- **INFORMATION PROVIDED**:
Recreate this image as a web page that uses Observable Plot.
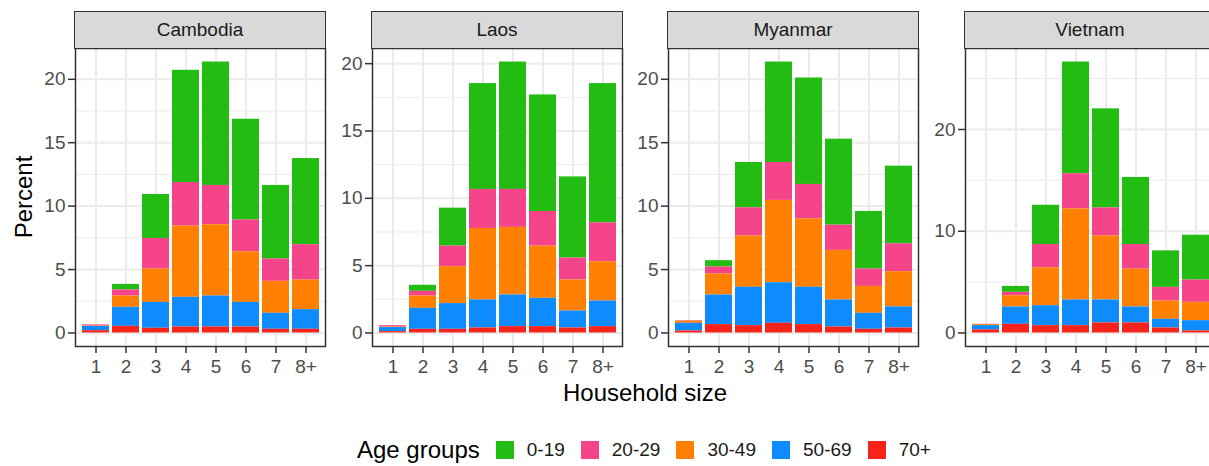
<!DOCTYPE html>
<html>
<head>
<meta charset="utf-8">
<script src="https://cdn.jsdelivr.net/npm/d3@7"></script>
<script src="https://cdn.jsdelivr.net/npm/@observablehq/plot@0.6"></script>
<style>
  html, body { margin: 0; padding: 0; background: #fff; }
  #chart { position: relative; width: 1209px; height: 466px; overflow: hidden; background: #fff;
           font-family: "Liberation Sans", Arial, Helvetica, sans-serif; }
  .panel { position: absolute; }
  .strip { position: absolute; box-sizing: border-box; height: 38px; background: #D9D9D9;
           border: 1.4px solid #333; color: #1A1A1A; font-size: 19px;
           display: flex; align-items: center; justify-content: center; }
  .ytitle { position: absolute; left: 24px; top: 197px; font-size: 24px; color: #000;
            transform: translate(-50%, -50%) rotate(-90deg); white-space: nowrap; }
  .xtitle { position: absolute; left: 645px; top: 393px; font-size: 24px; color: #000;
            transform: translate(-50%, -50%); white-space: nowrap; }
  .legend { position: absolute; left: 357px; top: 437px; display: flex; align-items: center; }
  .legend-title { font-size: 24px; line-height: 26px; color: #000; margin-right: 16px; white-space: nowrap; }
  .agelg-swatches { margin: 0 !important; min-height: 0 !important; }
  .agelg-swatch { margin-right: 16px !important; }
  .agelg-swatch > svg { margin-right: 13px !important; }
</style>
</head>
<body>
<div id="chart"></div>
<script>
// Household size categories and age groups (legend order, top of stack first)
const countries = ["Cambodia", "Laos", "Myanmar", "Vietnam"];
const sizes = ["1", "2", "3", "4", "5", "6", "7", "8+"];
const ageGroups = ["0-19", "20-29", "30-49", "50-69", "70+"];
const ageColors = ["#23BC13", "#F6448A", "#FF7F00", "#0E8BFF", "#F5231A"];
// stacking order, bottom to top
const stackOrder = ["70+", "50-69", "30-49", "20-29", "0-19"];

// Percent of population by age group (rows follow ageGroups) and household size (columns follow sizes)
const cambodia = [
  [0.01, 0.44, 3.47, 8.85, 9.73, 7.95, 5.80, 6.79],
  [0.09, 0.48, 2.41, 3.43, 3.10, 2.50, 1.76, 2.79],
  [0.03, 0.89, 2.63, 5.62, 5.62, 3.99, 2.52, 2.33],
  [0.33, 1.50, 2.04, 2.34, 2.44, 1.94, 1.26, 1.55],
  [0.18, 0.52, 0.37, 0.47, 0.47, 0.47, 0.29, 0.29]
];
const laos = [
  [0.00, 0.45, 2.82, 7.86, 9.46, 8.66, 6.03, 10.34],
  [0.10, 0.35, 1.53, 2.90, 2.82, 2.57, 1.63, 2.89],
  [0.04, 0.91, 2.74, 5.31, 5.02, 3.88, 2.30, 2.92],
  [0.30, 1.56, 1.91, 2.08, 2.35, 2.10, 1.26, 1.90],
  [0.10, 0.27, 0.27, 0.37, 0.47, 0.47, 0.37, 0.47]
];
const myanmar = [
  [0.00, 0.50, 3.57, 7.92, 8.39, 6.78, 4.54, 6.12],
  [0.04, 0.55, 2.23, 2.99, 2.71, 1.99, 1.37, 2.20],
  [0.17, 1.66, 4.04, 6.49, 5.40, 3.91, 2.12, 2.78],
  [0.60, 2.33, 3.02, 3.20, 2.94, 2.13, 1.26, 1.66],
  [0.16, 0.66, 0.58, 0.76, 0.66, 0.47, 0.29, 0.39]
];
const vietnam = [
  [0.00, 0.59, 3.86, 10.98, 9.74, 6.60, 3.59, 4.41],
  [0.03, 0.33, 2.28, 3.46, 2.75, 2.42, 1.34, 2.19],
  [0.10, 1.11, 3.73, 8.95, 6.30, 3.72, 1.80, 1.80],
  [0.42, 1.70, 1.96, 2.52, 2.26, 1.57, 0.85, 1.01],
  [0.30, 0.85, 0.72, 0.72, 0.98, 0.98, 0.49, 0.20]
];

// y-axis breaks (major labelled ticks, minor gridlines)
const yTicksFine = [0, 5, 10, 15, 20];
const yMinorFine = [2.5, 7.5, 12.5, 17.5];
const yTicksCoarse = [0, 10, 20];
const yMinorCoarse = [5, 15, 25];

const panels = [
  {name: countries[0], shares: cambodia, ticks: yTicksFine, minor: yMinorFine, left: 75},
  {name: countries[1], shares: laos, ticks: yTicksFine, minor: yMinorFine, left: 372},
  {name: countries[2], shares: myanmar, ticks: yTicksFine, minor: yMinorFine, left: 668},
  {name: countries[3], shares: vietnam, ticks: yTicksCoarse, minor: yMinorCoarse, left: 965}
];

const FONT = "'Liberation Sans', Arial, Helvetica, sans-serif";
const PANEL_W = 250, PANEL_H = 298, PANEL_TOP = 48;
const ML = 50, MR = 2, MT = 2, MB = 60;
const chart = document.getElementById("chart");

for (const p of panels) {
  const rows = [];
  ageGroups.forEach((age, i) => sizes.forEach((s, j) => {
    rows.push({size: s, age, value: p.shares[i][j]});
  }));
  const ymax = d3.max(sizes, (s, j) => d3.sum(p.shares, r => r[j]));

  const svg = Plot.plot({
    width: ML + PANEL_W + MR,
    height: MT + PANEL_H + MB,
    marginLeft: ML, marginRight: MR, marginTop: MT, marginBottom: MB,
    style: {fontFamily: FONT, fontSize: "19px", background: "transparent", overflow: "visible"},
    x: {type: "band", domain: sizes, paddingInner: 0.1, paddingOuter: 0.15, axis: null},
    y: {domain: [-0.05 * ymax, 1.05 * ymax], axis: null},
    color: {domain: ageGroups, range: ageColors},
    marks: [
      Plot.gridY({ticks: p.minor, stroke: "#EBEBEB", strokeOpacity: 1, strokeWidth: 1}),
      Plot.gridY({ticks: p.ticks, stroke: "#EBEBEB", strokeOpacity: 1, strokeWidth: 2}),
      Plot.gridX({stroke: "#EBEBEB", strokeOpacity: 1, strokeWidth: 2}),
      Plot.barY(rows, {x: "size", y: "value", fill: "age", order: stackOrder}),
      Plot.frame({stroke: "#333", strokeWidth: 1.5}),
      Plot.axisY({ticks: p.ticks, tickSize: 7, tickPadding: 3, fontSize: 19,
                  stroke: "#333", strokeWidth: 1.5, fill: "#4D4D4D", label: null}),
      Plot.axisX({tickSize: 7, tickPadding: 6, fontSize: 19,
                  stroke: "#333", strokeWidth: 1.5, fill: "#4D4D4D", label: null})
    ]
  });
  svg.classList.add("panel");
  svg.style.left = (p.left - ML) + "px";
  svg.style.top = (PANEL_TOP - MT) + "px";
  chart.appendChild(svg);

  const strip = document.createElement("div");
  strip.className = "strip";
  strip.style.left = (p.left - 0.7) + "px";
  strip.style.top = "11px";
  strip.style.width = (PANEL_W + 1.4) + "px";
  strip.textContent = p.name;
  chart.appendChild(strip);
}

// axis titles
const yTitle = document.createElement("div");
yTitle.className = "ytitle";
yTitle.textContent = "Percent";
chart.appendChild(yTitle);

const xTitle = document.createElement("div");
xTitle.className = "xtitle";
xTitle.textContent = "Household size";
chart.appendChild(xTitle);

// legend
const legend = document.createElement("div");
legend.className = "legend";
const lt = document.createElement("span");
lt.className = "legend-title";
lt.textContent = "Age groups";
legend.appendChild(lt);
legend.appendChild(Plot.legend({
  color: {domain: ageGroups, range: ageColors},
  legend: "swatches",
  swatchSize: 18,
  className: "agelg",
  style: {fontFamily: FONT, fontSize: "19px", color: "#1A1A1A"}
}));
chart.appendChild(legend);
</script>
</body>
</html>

- **WRITTEN EXERCISE**: Write out each line of the data exactly; the images should be left out.

- **PROBLEM SOLUTION**:
Recreate this image as a web page that uses Observable Plot.
<!DOCTYPE html>
<html>
<head>
<meta charset="utf-8">
<script src="https://cdn.jsdelivr.net/npm/d3@7"></script>
<script src="https://cdn.jsdelivr.net/npm/@observablehq/plot@0.6"></script>
<style>
  html, body { margin: 0; padding: 0; background: #fff; }
  #chart { position: relative; width: 1209px; height: 466px; overflow: hidden; background: #fff;
           font-family: "Liberation Sans", Arial, Helvetica, sans-serif; }
  .panel { position: absolute; }
  .strip { position: absolute; box-sizing: border-box; height: 38px; background: #D9D9D9;
           border: 1.4px solid #333; color: #1A1A1A; font-size: 19px;
           display: flex; align-items: center; justify-content: center; }
  .ytitle { position: absolute; left: 24px; top: 197px; font-size: 24px; color: #000;
            transform: translate(-50%, -50%) rotate(-90deg); white-space: nowrap; }
  .xtitle { position: absolute; left: 645px; top: 393px; font-size: 24px; color: #000;
            transform: translate(-50%, -50%); white-space: nowrap; }
  .legend { position: absolute; left: 357px; top: 437px; display: flex; align-items: center; }
  .legend-title { font-size: 24px; line-height: 26px; color: #000; margin-right: 16px; white-space: nowrap; }
  .agelg-swatches { margin: 0 !important; min-height: 0 !important; }
  .agelg-swatch { margin-right: 16px !important; }
  .agelg-swatch > svg { margin-right: 13px !important; }
</style>
</head>
<body>
<div id="chart"></div>
<script>
// Household size categories and age groups (legend order, top of stack first)
const countries = ["Cambodia", "Laos", "Myanmar", "Vietnam"];
const sizes = ["1", "2", "3", "4", "5", "6", "7", "8+"];
const ageGroups = ["0-19", "20-29", "30-49", "50-69", "70+"];
const ageColors = ["#23BC13", "#F6448A", "#FF7F00", "#0E8BFF", "#F5231A"];
// stacking order, bottom to top
const stackOrder = ["70+", "50-69", "30-49", "20-29", "0-19"];

// Percent of population by age group (rows follow ageGroups) and household size (columns follow sizes)
const cambodia = [
  [0.01, 0.44, 3.47, 8.85, 9.73, 7.95, 5.80, 6.79],
  [0.09, 0.48, 2.41, 3.43, 3.10, 2.50, 1.76, 2.79],
  [0.03, 0.89, 2.63, 5.62, 5.62, 3.99, 2.52, 2.33],
  [0.33, 1.50, 2.04, 2.34, 2.44, 1.94, 1.26, 1.55],
  [0.18, 0.52, 0.37, 0.47, 0.47, 0.47, 0.29, 0.29]
];
const laos = [
  [0.00, 0.45, 2.82, 7.86, 9.46, 8.66, 6.03, 10.34],
  [0.10, 0.35, 1.53, 2.90, 2.82, 2.57, 1.63, 2.89],
  [0.04, 0.91, 2.74, 5.31, 5.02, 3.88, 2.30, 2.92],
  [0.30, 1.56, 1.91, 2.08, 2.35, 2.10, 1.26, 1.90],
  [0.10, 0.27, 0.27, 0.37, 0.47, 0.47, 0.37, 0.47]
];
const myanmar = [
  [0.00, 0.50, 3.57, 7.92, 8.39, 6.78, 4.54, 6.12],
  [0.04, 0.55, 2.23, 2.99, 2.71, 1.99, 1.37, 2.20],
  [0.17, 1.66, 4.04, 6.49, 5.40, 3.91, 2.12, 2.78],
  [0.60, 2.33, 3.02, 3.20, 2.94, 2.13, 1.26, 1.66],
  [0.16, 0.66, 0.58, 0.76, 0.66, 0.47, 0.29, 0.39]
];
const vietnam = [
  [0.00, 0.59, 3.86, 10.98, 9.74, 6.60, 3.59, 4.41],
  [0.03, 0.33, 2.28, 3.46, 2.75, 2.42, 1.34, 2.19],
  [0.10, 1.11, 3.73, 8.95, 6.30, 3.72, 1.80, 1.80],
  [0.42, 1.70, 1.96, 2.52, 2.26, 1.57, 0.85, 1.01],
  [0.30, 0.85, 0.72, 0.72, 0.98, 0.98, 0.49, 0.20]
];

// y-axis breaks (major labelled ticks, minor gridlines)
const yTicksFine = [0, 5, 10, 15, 20];
const yMinorFine = [2.5, 7.5, 12.5, 17.5];
const yTicksCoarse = [0, 10, 20];
const yMinorCoarse = [5, 15, 25];

const panels = [
  {name: countries[0], shares: cambodia, ticks: yTicksFine, minor: yMinorFine, left: 75},
  {name: countries[1], shares: laos, ticks: yTicksFine, minor: yMinorFine, left: 372},
  {name: countries[2], shares: myanmar, ticks: yTicksFine, minor: yMinorFine, left: 668},
  {name: countries[3], shares: vietnam, ticks: yTicksCoarse, minor: yMinorCoarse, left: 965}
];

const FONT = "'Liberation Sans', Arial, Helvetica, sans-serif";
const PANEL_W = 250, PANEL_H = 298, PANEL_TOP = 48;
const ML = 50, MR = 2, MT = 2, MB = 60;
const chart = document.getElementById("chart");

for (const p of panels) {
  const rows = [];
  ageGroups.forEach((age, i) => sizes.forEach((s, j) => {
    rows.push({size: s, age, value: p.shares[i][j]});
  }));
  const ymax = d3.max(sizes, (s, j) => d3.sum(p.shares, r => r[j]));

  const svg = Plot.plot({
    width: ML + PANEL_W + MR,
    height: MT + PANEL_H + MB,
    marginLeft: ML, marginRight: MR, marginTop: MT, marginBottom: MB,
    style: {fontFamily: FONT, fontSize: "19px", background: "transparent", overflow: "visible"},
    x: {type: "band", domain: sizes, paddingInner: 0.1, paddingOuter: 0.15, axis: null},
    y: {domain: [-0.05 * ymax, 1.05 * ymax], axis: null},
    color: {domain: ageGroups, range: ageColors},
    marks: [
      Plot.gridY({ticks: p.minor, stroke: "#EBEBEB", strokeOpacity: 1, strokeWidth: 1}),
      Plot.gridY({ticks: p.ticks, stroke: "#EBEBEB", strokeOpacity: 1, strokeWidth: 2}),
      Plot.gridX({stroke: "#EBEBEB", strokeOpacity: 1, strokeWidth: 2}),
      Plot.barY(rows, {x: "size", y: "value", fill: "age", order: stackOrder}),
      Plot.frame({stroke: "#333", strokeWidth: 1.5}),
      Plot.axisY({ticks: p.ticks, tickSize: 7, tickPadding: 3, fontSize: 19,
                  stroke: "#333", strokeWidth: 1.5, fill: "#4D4D4D", label: null}),
      Plot.axisX({tickSize: 7, tickPadding: 6, fontSize: 19,
                  stroke: "#333", strokeWidth: 1.5, fill: "#4D4D4D", label: null})
    ]
  });
  svg.classList.add("panel");
  svg.style.left = (p.left - ML) + "px";
  svg.style.top = (PANEL_TOP - MT) + "px";
  chart.appendChild(svg);

  const strip = document.createElement("div");
  strip.className = "strip";
  strip.style.left = (p.left - 0.7) + "px";
  strip.style.top = "11px";
  strip.style.width = (PANEL_W + 1.4) + "px";
  strip.textContent = p.name;
  chart.appendChild(strip);
}

// axis titles
const yTitle = document.createElement("div");
yTitle.className = "ytitle";
yTitle.textContent = "Percent";
chart.appendChild(yTitle);

const xTitle = document.createElement("div");
xTitle.className = "xtitle";
xTitle.textContent = "Household size";
chart.appendChild(xTitle);

// legend
const legend = document.createElement("div");
legend.className = "legend";
const lt = document.createElement("span");
lt.className = "legend-title";
lt.textContent = "Age groups";
legend.appendChild(lt);
legend.appendChild(Plot.legend({
  color: {domain: ageGroups, range: ageColors},
  legend: "swatches",
  swatchSize: 18,
  className: "agelg",
  style: {fontFamily: FONT, fontSize: "19px", color: "#1A1A1A"}
}));
chart.appendChild(legend);
</script>
</body>
</html>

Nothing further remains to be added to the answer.